Given problem: Below is a listing; print exactly its lines from the one containing "What seaborn and" down to the one containing "12.0, 11.2, 10.45]", both inclusive, with every picture left out.

Data excerpts:
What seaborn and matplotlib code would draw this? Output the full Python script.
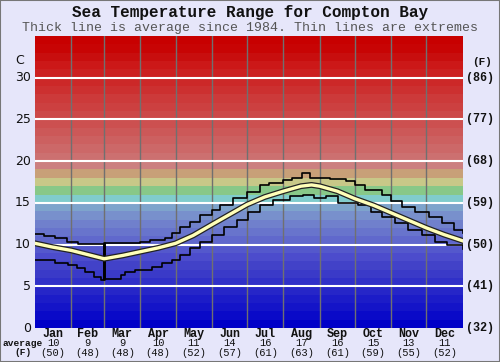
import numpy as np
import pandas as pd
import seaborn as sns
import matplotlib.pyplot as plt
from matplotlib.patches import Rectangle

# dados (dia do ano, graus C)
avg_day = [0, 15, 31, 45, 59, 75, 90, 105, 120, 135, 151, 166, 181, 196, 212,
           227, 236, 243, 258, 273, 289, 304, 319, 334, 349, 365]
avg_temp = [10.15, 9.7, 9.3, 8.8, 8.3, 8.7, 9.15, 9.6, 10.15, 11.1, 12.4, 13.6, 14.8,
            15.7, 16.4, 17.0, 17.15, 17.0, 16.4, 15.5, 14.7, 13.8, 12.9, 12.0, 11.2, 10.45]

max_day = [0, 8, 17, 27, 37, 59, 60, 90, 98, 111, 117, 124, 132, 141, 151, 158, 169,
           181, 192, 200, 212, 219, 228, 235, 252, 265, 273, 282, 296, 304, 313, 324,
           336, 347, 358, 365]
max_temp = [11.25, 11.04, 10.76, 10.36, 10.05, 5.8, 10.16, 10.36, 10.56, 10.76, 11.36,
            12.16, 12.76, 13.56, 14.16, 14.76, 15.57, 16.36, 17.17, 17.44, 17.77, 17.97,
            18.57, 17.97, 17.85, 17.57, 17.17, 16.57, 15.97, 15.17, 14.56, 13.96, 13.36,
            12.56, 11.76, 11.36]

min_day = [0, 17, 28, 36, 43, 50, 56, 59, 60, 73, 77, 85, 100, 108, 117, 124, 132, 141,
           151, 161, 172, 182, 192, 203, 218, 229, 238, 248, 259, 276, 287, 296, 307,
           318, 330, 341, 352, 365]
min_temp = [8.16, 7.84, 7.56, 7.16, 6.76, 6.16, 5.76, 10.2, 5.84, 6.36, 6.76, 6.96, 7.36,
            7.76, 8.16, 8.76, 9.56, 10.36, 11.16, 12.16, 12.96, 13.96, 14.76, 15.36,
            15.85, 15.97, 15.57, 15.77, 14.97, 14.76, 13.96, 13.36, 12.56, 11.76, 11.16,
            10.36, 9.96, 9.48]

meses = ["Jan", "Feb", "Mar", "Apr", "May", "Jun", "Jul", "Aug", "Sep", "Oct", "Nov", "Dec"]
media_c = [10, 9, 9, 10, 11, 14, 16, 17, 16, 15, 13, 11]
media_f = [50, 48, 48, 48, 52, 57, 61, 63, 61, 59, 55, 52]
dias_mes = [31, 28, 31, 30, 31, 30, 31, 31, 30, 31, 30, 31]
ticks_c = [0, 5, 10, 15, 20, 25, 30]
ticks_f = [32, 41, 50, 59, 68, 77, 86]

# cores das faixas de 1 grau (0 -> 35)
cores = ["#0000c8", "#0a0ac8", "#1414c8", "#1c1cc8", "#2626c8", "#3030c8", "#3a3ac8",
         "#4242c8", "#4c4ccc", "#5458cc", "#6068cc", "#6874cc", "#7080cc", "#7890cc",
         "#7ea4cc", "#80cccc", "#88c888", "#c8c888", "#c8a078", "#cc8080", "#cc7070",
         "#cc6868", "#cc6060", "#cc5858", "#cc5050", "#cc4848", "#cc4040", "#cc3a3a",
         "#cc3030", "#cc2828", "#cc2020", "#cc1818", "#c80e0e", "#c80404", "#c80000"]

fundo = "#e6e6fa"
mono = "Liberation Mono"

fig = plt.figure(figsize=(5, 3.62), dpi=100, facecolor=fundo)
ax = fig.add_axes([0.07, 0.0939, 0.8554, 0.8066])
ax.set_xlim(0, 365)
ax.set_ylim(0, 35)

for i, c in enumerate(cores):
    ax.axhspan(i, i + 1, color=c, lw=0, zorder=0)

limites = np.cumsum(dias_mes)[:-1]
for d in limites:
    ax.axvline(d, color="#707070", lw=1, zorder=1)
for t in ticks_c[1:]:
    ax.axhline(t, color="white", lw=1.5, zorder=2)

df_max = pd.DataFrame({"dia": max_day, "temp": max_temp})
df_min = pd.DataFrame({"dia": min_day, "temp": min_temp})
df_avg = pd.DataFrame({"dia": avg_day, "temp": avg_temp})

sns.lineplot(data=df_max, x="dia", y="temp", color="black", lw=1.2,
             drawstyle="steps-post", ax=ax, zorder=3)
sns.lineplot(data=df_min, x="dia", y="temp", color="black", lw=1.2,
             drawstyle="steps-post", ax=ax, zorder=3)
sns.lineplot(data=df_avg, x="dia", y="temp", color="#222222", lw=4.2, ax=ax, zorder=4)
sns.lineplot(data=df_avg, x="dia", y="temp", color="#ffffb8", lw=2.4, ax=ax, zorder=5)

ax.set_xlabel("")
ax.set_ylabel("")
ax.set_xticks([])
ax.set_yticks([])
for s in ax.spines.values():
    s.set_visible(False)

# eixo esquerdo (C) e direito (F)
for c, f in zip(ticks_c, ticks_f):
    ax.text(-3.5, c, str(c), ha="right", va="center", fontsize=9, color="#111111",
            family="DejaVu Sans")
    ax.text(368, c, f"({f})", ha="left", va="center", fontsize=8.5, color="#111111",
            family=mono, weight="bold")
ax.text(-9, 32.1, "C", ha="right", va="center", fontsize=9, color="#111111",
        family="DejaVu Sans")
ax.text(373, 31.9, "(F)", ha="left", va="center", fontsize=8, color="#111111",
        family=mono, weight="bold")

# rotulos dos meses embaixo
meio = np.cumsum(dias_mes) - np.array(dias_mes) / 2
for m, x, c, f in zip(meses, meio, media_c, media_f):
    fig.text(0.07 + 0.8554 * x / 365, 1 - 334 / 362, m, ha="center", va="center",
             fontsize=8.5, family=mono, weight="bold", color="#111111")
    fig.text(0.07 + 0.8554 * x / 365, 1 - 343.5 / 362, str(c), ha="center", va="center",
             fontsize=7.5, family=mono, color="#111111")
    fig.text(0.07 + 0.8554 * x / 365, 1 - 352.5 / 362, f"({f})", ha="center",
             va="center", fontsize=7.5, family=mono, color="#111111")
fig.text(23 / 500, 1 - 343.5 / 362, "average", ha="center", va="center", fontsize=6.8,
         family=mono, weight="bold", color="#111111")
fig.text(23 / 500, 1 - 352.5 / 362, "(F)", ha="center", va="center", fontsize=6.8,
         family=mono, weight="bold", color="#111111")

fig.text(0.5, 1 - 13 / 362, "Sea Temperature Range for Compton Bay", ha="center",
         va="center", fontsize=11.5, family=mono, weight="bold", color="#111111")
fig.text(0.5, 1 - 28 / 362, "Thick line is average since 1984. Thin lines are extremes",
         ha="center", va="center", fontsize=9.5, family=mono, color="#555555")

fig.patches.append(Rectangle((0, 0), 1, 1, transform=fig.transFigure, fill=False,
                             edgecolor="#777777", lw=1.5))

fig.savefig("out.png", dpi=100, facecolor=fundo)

---

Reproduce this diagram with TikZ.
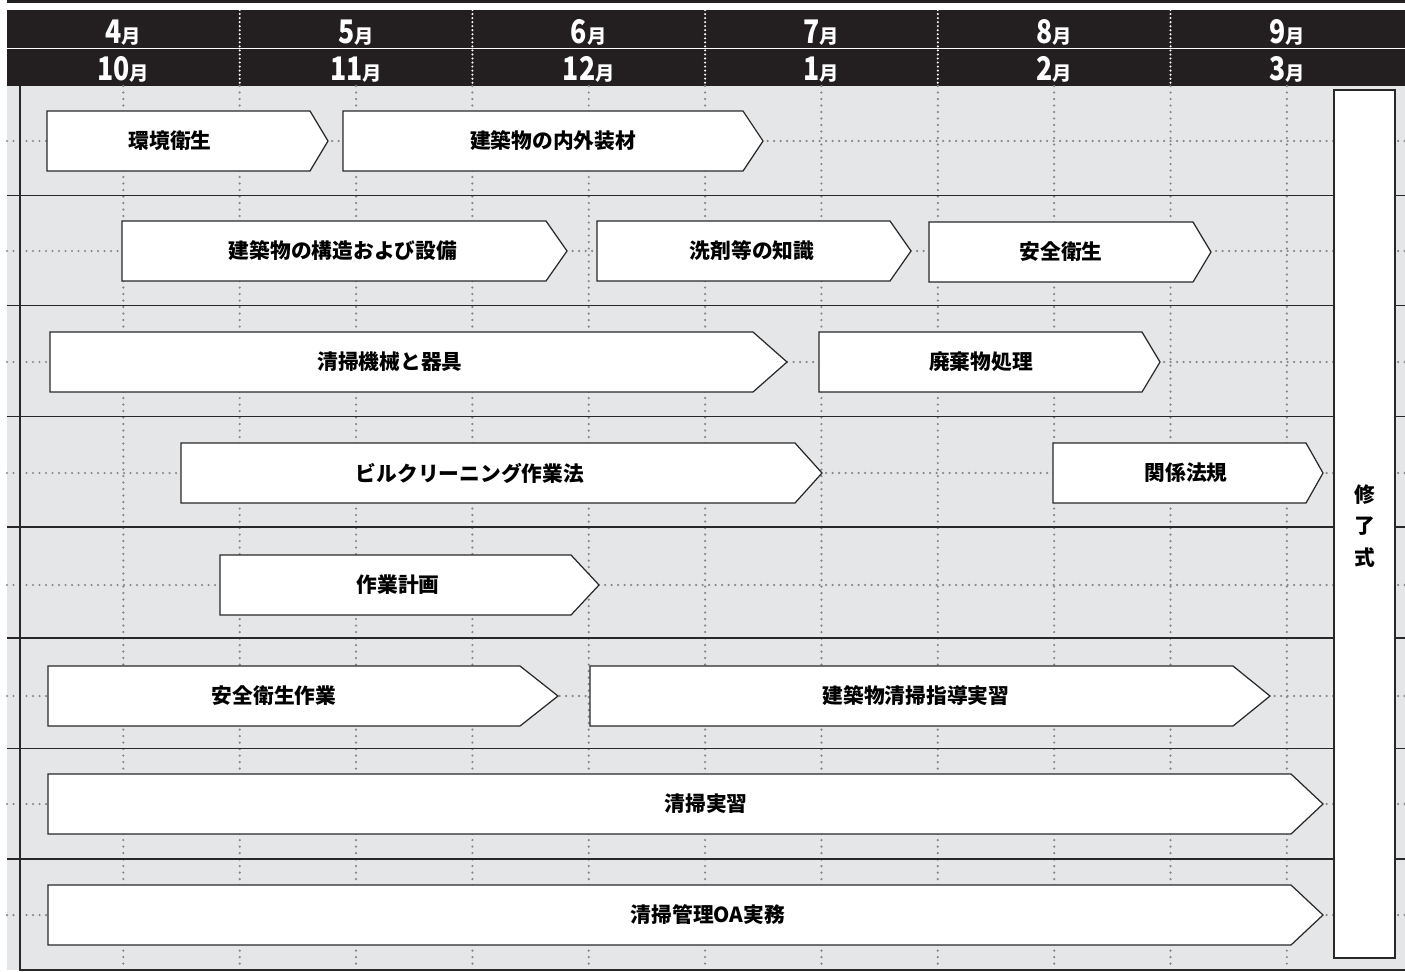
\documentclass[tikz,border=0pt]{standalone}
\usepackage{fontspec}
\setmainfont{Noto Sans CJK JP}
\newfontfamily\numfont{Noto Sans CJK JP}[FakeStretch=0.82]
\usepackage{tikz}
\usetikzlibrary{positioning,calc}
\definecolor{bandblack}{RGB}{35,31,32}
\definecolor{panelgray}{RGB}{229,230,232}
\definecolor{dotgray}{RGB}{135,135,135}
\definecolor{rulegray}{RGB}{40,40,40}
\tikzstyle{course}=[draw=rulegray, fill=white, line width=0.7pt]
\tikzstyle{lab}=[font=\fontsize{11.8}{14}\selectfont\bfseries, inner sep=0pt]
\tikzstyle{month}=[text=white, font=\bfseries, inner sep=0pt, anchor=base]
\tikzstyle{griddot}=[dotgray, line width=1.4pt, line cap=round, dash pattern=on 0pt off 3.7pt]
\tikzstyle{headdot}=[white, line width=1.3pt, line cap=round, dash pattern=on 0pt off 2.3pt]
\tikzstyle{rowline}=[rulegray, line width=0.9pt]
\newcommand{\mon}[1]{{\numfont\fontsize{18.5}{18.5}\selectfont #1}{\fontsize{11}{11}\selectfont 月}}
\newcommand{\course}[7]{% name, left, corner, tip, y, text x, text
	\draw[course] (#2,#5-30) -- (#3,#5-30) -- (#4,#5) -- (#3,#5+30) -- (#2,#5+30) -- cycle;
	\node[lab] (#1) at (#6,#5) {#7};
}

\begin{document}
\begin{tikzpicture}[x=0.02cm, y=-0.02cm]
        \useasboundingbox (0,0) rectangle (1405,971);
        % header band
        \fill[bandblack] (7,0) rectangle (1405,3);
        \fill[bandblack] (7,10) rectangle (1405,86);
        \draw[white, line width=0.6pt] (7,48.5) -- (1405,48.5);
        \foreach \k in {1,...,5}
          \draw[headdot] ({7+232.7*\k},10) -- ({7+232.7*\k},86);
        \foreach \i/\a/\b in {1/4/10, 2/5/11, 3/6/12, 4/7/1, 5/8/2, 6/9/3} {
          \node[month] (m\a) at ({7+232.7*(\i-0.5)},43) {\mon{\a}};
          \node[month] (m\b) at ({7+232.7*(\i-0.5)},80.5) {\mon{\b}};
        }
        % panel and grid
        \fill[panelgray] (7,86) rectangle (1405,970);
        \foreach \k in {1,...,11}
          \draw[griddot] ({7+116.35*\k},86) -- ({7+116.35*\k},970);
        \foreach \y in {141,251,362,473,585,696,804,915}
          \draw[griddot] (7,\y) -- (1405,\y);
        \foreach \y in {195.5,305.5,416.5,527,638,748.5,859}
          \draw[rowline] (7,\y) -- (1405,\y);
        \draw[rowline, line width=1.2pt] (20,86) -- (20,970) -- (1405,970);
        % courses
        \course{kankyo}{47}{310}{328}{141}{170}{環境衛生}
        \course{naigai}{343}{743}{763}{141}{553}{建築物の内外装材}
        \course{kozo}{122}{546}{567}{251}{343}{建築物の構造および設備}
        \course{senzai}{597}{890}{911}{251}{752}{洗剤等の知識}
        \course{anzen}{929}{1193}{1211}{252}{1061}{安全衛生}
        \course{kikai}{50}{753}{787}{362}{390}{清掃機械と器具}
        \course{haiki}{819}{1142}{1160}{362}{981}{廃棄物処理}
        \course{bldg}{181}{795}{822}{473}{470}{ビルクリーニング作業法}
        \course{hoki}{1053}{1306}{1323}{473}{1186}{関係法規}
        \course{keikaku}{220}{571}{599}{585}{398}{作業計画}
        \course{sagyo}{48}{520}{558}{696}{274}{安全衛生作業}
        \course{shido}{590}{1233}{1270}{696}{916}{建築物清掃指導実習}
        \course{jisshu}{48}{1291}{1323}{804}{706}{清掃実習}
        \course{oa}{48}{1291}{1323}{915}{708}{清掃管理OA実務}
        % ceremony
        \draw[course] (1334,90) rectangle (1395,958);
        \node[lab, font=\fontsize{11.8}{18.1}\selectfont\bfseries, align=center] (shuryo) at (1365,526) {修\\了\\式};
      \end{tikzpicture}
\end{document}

Response to this exercise:
What seaborn and matplotlib code would draw this? Output the full Python script.
import numpy as np
import pandas as pd
import seaborn as sns
import matplotlib.pyplot as plt
from matplotlib.patches import Rectangle

# dados (dia do ano, graus C)
avg_day = [0, 15, 31, 45, 59, 75, 90, 105, 120, 135, 151, 166, 181, 196, 212,
           227, 236, 243, 258, 273, 289, 304, 319, 334, 349, 365]
avg_temp = [10.15, 9.7, 9.3, 8.8, 8.3, 8.7, 9.15, 9.6, 10.15, 11.1, 12.4, 13.6, 14.8,
            15.7, 16.4, 17.0, 17.15, 17.0, 16.4, 15.5, 14.7, 13.8, 12.9, 12.0, 11.2, 10.45]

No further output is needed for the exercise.